En plus d’entamer l’écriture de son quatrième album avant même que ne soit lancé le troisième, Yann Perreau s’entraîne afin de participer au Marathon d’Ottawa, qui aura lieu en mai.

"Certains de mes plus beaux flashs, je les ai eus en allant jogger", relate-t-il.

La chose pourrait étonner, ou du moins elle détonne, puisque l’image que dégage Perreau en est une de fêtard, d’oiseau de nuit dont l’unique source de lumière est celle des projecteurs.

Ce qui est loin de la réalité. "Je me suis sorti de moments où je n’allais pas bien grâce à des musiques, des livres, des spectacles, des films. Ma psychothérapie, c’est ça, et c’est aussi le sport. Pour moi, le sport, c’est une forme d’hygiène. Corporelle et mentale. Plus tu vides ton réservoir, plus tu agrandis ta capacité à amasser de l’énergie. C’est concret, c’est vrai."

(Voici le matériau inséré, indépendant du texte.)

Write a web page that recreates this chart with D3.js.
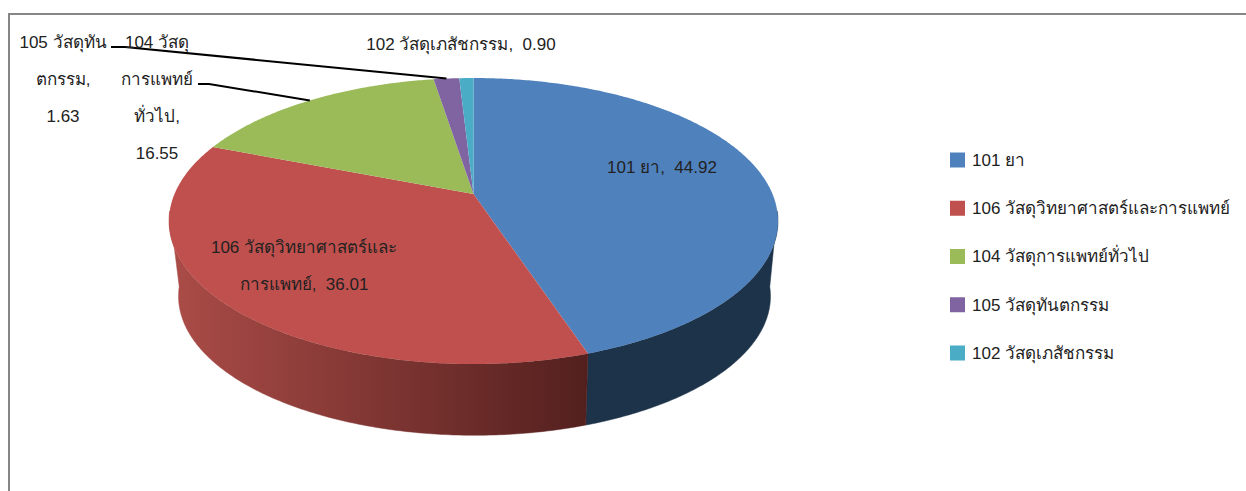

"Et en même temps, ce n’est jamais du temps perdu. En marchant ou en joggant, j’ai écrit quelques chansons dont je suis fier, et qui me donnent à nouveau la liberté de jouir de mon temps comme je le fais. L’autre jour, j’écoutais Judi Richards raconter à Tout le monde en parle qu’elle pensait que son chum était paresseux, puis qu’elle s’était finalement rendu compte que lorsqu’il avait l’air de ne rien faire, en fait, il réfléchissait. Hey, c’est Yvon Deschamps, qui a écrit les plus beaux monologues. C’est comme ça: il y en a parmi nous qui ont besoin de ça. On a peut-être l’air de glander, de perdre notre temps, mais en réalité, on ne cesse jamais de chercher une manière de toucher les gens."